Exercise requirements - Extract the records below word for word and ignore the images.

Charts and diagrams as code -
########################################

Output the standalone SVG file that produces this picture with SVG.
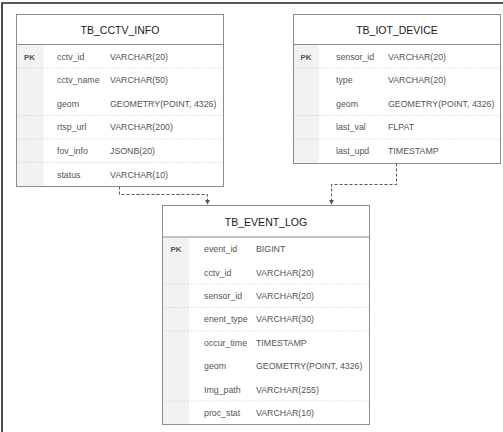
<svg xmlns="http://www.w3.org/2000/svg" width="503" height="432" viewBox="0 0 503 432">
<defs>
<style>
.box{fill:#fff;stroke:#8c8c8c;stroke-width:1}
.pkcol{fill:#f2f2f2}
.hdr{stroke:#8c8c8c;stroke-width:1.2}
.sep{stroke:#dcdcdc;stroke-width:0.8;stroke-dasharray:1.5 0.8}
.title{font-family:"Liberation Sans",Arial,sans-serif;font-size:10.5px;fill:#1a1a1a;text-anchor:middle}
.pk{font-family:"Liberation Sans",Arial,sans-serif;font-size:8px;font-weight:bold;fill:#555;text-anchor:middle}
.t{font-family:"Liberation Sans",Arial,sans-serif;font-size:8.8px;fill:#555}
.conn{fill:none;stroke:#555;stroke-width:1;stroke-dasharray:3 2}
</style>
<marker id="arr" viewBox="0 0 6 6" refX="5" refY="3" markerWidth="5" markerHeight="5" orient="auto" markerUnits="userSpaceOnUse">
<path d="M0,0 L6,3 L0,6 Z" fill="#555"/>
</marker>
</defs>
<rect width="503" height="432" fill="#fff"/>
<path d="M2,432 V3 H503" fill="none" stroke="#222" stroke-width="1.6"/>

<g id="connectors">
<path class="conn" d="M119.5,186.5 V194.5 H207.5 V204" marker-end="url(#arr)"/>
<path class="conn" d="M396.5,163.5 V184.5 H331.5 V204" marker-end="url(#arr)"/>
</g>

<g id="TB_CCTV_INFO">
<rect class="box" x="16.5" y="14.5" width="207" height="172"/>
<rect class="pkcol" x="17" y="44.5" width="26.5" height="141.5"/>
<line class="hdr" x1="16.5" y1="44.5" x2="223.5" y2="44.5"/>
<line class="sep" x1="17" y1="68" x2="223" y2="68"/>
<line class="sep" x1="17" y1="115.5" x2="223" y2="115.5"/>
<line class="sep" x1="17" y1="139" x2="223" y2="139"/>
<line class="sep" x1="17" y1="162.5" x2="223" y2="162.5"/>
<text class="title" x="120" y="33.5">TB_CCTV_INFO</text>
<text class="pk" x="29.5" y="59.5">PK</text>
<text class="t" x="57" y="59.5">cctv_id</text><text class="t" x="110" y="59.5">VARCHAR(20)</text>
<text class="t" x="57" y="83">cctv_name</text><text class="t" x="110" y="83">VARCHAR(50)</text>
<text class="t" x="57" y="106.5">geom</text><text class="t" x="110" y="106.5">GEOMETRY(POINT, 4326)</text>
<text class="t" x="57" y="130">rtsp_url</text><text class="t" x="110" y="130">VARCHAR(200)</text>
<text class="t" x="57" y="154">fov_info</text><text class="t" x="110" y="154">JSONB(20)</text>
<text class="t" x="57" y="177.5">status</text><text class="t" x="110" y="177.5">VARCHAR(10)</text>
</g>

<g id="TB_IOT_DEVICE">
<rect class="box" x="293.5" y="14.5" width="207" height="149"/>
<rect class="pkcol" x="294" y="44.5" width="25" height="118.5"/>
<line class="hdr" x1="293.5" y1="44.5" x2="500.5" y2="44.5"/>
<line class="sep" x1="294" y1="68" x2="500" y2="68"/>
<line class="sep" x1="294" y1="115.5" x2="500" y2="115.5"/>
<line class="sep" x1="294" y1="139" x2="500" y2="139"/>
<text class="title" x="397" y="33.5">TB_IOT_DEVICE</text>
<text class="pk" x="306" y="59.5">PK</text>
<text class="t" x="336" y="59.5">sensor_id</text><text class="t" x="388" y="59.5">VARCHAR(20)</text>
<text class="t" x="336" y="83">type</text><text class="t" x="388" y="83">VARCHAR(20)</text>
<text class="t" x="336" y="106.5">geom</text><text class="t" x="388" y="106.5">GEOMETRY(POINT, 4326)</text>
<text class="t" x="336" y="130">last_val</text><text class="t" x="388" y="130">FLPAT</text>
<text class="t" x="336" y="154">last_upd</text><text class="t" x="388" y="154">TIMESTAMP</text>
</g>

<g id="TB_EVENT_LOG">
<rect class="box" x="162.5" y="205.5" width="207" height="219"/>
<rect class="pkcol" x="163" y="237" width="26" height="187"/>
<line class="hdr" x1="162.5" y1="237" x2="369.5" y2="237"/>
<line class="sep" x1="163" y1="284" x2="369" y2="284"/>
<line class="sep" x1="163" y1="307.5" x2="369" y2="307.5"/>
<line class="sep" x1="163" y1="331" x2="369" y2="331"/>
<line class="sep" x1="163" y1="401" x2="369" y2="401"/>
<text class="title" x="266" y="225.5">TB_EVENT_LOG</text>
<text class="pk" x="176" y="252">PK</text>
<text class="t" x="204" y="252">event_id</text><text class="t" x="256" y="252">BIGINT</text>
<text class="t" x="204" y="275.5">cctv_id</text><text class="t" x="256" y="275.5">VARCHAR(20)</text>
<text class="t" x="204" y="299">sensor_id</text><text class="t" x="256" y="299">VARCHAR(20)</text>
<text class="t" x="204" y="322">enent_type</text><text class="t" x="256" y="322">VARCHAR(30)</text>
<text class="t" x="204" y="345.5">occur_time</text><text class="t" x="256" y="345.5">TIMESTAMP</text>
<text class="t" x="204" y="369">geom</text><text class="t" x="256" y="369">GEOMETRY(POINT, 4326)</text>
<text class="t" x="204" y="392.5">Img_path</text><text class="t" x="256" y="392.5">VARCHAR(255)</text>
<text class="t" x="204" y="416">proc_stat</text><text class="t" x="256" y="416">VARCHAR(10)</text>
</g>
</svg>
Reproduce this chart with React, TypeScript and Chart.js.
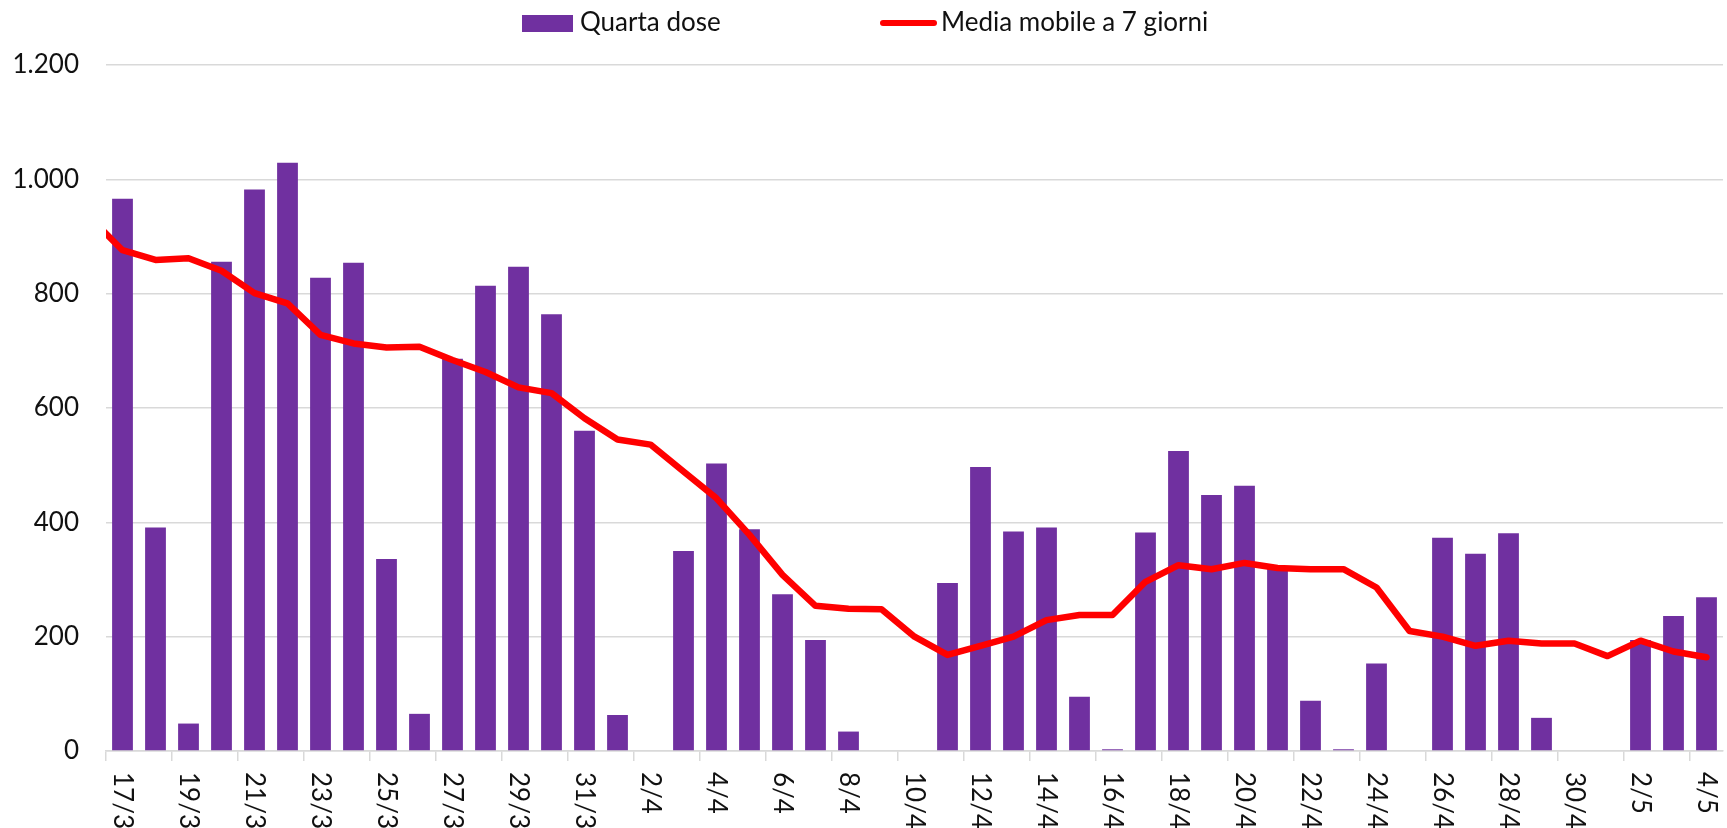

########################################

Answer in full -
Output the standalone SVG file that produces this picture with SVG.
<svg xmlns="http://www.w3.org/2000/svg" width="503" height="432" viewBox="0 0 503 432">
<defs>
<style>
.box{fill:#fff;stroke:#8c8c8c;stroke-width:1}
.pkcol{fill:#f2f2f2}
.hdr{stroke:#8c8c8c;stroke-width:1.2}
.sep{stroke:#dcdcdc;stroke-width:0.8;stroke-dasharray:1.5 0.8}
.title{font-family:"Liberation Sans",Arial,sans-serif;font-size:10.5px;fill:#1a1a1a;text-anchor:middle}
.pk{font-family:"Liberation Sans",Arial,sans-serif;font-size:8px;font-weight:bold;fill:#555;text-anchor:middle}
.t{font-family:"Liberation Sans",Arial,sans-serif;font-size:8.8px;fill:#555}
.conn{fill:none;stroke:#555;stroke-width:1;stroke-dasharray:3 2}
</style>
<marker id="arr" viewBox="0 0 6 6" refX="5" refY="3" markerWidth="5" markerHeight="5" orient="auto" markerUnits="userSpaceOnUse">
<path d="M0,0 L6,3 L0,6 Z" fill="#555"/>
</marker>
</defs>
<rect width="503" height="432" fill="#fff"/>
<path d="M2,432 V3 H503" fill="none" stroke="#222" stroke-width="1.6"/>

<g id="connectors">
<path class="conn" d="M119.5,186.5 V194.5 H207.5 V204" marker-end="url(#arr)"/>
<path class="conn" d="M396.5,163.5 V184.5 H331.5 V204" marker-end="url(#arr)"/>
</g>

<g id="TB_CCTV_INFO">
<rect class="box" x="16.5" y="14.5" width="207" height="172"/>
<rect class="pkcol" x="17" y="44.5" width="26.5" height="141.5"/>
<line class="hdr" x1="16.5" y1="44.5" x2="223.5" y2="44.5"/>
<line class="sep" x1="17" y1="68" x2="223" y2="68"/>
<line class="sep" x1="17" y1="115.5" x2="223" y2="115.5"/>
<line class="sep" x1="17" y1="139" x2="223" y2="139"/>
<line class="sep" x1="17" y1="162.5" x2="223" y2="162.5"/>
<text class="title" x="120" y="33.5">TB_CCTV_INFO</text>
<text class="pk" x="29.5" y="59.5">PK</text>
<text class="t" x="57" y="59.5">cctv_id</text><text class="t" x="110" y="59.5">VARCHAR(20)</text>
<text class="t" x="57" y="83">cctv_name</text><text class="t" x="110" y="83">VARCHAR(50)</text>
<text class="t" x="57" y="106.5">geom</text><text class="t" x="110" y="106.5">GEOMETRY(POINT, 4326)</text>
<text class="t" x="57" y="130">rtsp_url</text><text class="t" x="110" y="130">VARCHAR(200)</text>
<text class="t" x="57" y="154">fov_info</text><text class="t" x="110" y="154">JSONB(20)</text>
<text class="t" x="57" y="177.5">status</text><text class="t" x="110" y="177.5">VARCHAR(10)</text>
</g>

<g id="TB_IOT_DEVICE">
<rect class="box" x="293.5" y="14.5" width="207" height="149"/>
<rect class="pkcol" x="294" y="44.5" width="25" height="118.5"/>
<line class="hdr" x1="293.5" y1="44.5" x2="500.5" y2="44.5"/>
<line class="sep" x1="294" y1="68" x2="500" y2="68"/>
<line class="sep" x1="294" y1="115.5" x2="500" y2="115.5"/>
<line class="sep" x1="294" y1="139" x2="500" y2="139"/>
<text class="title" x="397" y="33.5">TB_IOT_DEVICE</text>
<text class="pk" x="306" y="59.5">PK</text>
<text class="t" x="336" y="59.5">sensor_id</text><text class="t" x="388" y="59.5">VARCHAR(20)</text>
<text class="t" x="336" y="83">type</text><text class="t" x="388" y="83">VARCHAR(20)</text>
<text class="t" x="336" y="106.5">geom</text><text class="t" x="388" y="106.5">GEOMETRY(POINT, 4326)</text>
<text class="t" x="336" y="130">last_val</text><text class="t" x="388" y="130">FLPAT</text>
<text class="t" x="336" y="154">last_upd</text><text class="t" x="388" y="154">TIMESTAMP</text>
</g>

<g id="TB_EVENT_LOG">
<rect class="box" x="162.5" y="205.5" width="207" height="219"/>
<rect class="pkcol" x="163" y="237" width="26" height="187"/>
<line class="hdr" x1="162.5" y1="237" x2="369.5" y2="237"/>
<line class="sep" x1="163" y1="284" x2="369" y2="284"/>
<line class="sep" x1="163" y1="307.5" x2="369" y2="307.5"/>
<line class="sep" x1="163" y1="331" x2="369" y2="331"/>
<line class="sep" x1="163" y1="401" x2="369" y2="401"/>
<text class="title" x="266" y="225.5">TB_EVENT_LOG</text>
<text class="pk" x="176" y="252">PK</text>
<text class="t" x="204" y="252">event_id</text><text class="t" x="256" y="252">BIGINT</text>
<text class="t" x="204" y="275.5">cctv_id</text><text class="t" x="256" y="275.5">VARCHAR(20)</text>
<text class="t" x="204" y="299">sensor_id</text><text class="t" x="256" y="299">VARCHAR(20)</text>
<text class="t" x="204" y="322">enent_type</text><text class="t" x="256" y="322">VARCHAR(30)</text>
<text class="t" x="204" y="345.5">occur_time</text><text class="t" x="256" y="345.5">TIMESTAMP</text>
<text class="t" x="204" y="369">geom</text><text class="t" x="256" y="369">GEOMETRY(POINT, 4326)</text>
<text class="t" x="204" y="392.5">Img_path</text><text class="t" x="256" y="392.5">VARCHAR(255)</text>
<text class="t" x="204" y="416">proc_stat</text><text class="t" x="256" y="416">VARCHAR(10)</text>
</g>
</svg>
Reproduce this chart with React, TypeScript and Chart.js.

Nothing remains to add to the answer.